The Berne Convention for the Protection of Literary and Artistic Works (Berne Convention or Berne), which took effect in 1886, is the principal accord governing international copyright relations. Latecomer to the international copyright regime launched by Berne, the United States joined the Convention in 1989. To perfect U.S. implementation of Berne, and as part of our response to the Uruguay Round of multilateral trade negotiations, Congress, in 1994, gave works enjoying copyright protection abroad the same full term of protection available to U.S. works. Congress did so in § 514 of the Uruguay Round Agreements Act (URAA), which grants copyright protection to preexisting works of Berne member countries, protected in their country of origin, but lacking protection in the United States for any of three reasons: The United States did not protect works from the country of origin at the time of publication; the United States did not protect sound recordings fixed before 1972; or the author had failed to comply with U.S. statutory formalities (formalities Congress no longer requires as prerequisites to copyright protection).
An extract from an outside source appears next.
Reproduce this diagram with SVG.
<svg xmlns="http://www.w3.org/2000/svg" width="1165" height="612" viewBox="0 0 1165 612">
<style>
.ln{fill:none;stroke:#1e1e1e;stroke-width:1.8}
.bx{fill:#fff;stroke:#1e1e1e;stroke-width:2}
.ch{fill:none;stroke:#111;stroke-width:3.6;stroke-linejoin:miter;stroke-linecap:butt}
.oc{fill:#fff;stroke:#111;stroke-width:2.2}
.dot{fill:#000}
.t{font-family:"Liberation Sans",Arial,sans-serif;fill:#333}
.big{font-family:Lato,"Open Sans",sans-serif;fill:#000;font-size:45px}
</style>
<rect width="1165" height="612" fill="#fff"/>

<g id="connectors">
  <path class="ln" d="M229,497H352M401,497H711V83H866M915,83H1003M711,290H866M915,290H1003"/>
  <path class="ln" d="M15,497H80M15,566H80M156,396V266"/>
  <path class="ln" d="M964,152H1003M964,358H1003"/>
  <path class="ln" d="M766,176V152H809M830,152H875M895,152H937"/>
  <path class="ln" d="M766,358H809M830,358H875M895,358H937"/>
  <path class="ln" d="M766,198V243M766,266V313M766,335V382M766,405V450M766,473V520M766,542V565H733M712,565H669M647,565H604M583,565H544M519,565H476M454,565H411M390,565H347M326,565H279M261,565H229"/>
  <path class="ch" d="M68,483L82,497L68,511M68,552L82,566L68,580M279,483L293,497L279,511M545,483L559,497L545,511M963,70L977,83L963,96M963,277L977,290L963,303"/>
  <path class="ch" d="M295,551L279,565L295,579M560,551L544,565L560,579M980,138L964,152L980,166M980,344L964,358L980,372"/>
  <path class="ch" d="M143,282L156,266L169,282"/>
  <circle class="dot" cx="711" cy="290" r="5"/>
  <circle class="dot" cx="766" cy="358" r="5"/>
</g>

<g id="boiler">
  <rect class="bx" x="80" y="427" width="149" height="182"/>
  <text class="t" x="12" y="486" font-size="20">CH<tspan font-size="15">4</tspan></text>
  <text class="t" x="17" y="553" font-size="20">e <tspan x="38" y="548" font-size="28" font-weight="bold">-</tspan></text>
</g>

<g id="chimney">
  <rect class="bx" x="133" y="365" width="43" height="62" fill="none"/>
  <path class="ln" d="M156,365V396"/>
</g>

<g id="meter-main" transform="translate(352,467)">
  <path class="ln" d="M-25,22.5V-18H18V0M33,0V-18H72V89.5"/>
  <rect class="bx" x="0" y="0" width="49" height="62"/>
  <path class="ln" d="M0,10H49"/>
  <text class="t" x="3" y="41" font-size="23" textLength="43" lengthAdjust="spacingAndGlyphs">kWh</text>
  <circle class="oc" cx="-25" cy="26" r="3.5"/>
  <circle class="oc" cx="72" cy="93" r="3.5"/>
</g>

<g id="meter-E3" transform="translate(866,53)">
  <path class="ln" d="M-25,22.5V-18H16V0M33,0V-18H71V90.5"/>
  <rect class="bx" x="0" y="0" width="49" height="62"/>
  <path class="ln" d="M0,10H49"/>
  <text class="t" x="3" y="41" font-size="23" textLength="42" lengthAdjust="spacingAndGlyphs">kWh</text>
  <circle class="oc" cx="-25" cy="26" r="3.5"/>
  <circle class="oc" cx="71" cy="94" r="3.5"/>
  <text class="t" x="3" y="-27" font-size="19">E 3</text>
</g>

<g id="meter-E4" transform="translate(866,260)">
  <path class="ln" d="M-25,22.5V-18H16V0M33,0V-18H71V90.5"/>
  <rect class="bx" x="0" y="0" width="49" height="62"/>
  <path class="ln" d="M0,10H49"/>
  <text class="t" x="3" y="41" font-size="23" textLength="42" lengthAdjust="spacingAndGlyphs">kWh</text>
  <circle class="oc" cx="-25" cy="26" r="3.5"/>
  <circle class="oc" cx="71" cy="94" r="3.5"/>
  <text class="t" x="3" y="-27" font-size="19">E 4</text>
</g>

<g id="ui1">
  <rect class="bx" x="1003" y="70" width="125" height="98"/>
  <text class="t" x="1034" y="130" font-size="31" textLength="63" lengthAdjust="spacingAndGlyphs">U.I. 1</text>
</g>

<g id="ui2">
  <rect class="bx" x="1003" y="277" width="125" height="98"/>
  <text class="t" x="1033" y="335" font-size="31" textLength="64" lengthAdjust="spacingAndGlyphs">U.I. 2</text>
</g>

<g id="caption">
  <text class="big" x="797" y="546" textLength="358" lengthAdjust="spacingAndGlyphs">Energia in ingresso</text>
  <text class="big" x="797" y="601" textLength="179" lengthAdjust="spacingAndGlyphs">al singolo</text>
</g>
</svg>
The URAA accords no protection to a foreign work after its full copyright term has expired, causing it to fall into the public domain, whether under the laws of the country of origin or of this country. Works encompassed by § 514 are granted the protection they would have enjoyed had the United States maintained copyright relations with the author’s country or removed formalities incompatible with Berne. Foreign authors, however, gain no credit for the protection they lacked in years prior to § 514’s enactment. They therefore enjoy fewer total years of exclusivity than do their U.S. counterparts. As a consequence of the barriers to U.S. copyright protection prior to the enactment of § 514, foreign works “restored” to protection by the measure had entered the public domain in this country. To cushion the impact of their placement in protected status, Congress included in § 514 ameliorating accommodations for parties who had exploited affected works before the URAA was enacted.
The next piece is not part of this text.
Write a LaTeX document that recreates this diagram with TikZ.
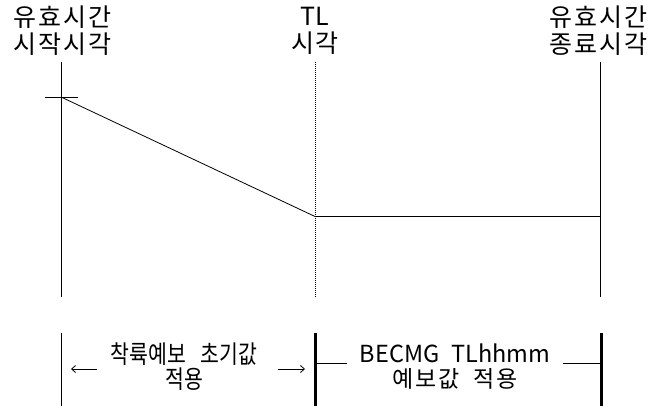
\documentclass[tikz,border=0pt]{standalone}
\usepackage{fontspec}
\setmainfont{Noto Sans CJK KR}
\newfontfamily\narrowkr[FakeStretch=0.82]{Noto Sans CJK KR}
\newfontfamily\widekr[LetterSpace=8]{Noto Sans CJK KR}
\usetikzlibrary{calc,arrows.meta}

\tikzset{
  toplbl/.style={font=\widekr\fontsize{25}{27}\selectfont, align=center, inner sep=0pt},
  botlbl/.style={font=\narrowkr\fontsize{25}{25}\selectfont, align=center, inner sep=0pt},
  thinln/.style={line width=0.8pt},
  thickln/.style={line width=3pt},
  dotln/.style={line width=0.8pt, dash pattern=on 1pt off 1pt},
}

\begin{document}
\begin{tikzpicture}[x=1pt,y=-1pt]
    \useasboundingbox (0,0) rectangle (654,406);
    % top labels
    \node[toplbl] (start) at (62,31) {유효시간\\시작시각};
    \node[toplbl] (tl) at (315,31) {{\rmfamily TL}\\시각};
    \node[toplbl] (end) at (598,31) {유효시간\\종료시각};
    % time lines
    \coordinate (s1) at (61,62);  \coordinate (s2) at (61,297);
    \coordinate (t1) at (315,62); \coordinate (t2) at (315,297);
    \coordinate (e1) at (600,62); \coordinate (e2) at (600,297);
    \draw[thinln] (s1) -- (s2);
    \draw[dotln] (t1) -- (t2);
    \draw[thinln] (e1) -- (e2);
    % value curve
    \coordinate (p0) at (61,97);
    \coordinate (p1) at (315,216.5);
    \coordinate (p2) at (600,216.5);
    \draw[thinln] (45,97) -- (78,97);
    \draw[thinln] (p0) -- (p1) -- (p2);
    % bottom periods
    \draw[thinln] (61,333) -- (61,406);
    \draw[thickln] (315,333) -- (315,406);
    \draw[thickln] (601,333) -- (601,406);
    \node[botlbl] (init) at (184,367) {착륙예보\hspace{0.6em}초기값\\적용};
    \node[botlbl] (becmg) at (455,367) {{\rmfamily\fontsize{23.5}{25}\selectfont BECMG\hspace{0.5em}TLhhmm}\\{\widekr\fontsize{23}{25}\selectfont 예보값\hspace{0.6em}적용}};
    \coordinate (a1) at (71,369); \coordinate (a2) at (97,369);
    \coordinate (a3) at (278,369); \coordinate (a4) at (305,369);
    \draw[thinln, ->, >={Straight Barb[length=4pt,width=7pt]}] (a2) -- (a1);
    \draw[thinln, ->, >={Straight Barb[length=4pt,width=7pt]}] (a3) -- (a4);
    \draw[thinln] (315,363) -- (347,363);
    \draw[thinln] (563,363) -- (601,363);
\end{tikzpicture}
\end{document}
Petitioners include orchestra conductors, musicians, publishers, and others who formerly enjoyed free access to works § 514 removed from the public domain. They maintain that the Constitution’s Copyright and Patent Clause, Art. I, § 8, cl. 8, and First Amendment both decree the invalidity of § 514. Under those prescriptions of our highest law, petitioners assert, a work that has entered the public domain, for whatever reason, must forever remain there.
In accord with the judgment of the Tenth Circuit, we conclude that § 514 does not transgress constitutional limitations on Congress’ authority. Neither the Copyright and Patent Clause nor the First Amendment, we hold, makes the public domain, in any and all cases, a territory that works may never exit. . . .
II
We first address petitioners’ argument that Congress lacked authority, under the Copyright Clause, to enact § 514. . . . Petitioners find in this grant of authority an impenetrable barrier to the extension of copyright protection to authors whose writings, for whatever reason, are in the public domain. We see no such barrier in the text of the Copyright Clause, historical practice, or our precedents. . . .
Carried to its logical conclusion, petitioners persist, the Government’s position would allow Congress to institute a second “limited” term after the first expires, a third after that, and so on. Thus, as long as Congress legislated in installments, perpetual copyright terms would be achievable. As in Eldred, the hypothetical legislative misbehavior petitioners posit is far afield from the case before us. In aligning the United States with other nations bound by the Berne Convention, and thereby according equitable treatment to once disfavored foreign authors, Congress can hardly be charged with a design to move stealthily toward a regime of perpetual copyrights. . . .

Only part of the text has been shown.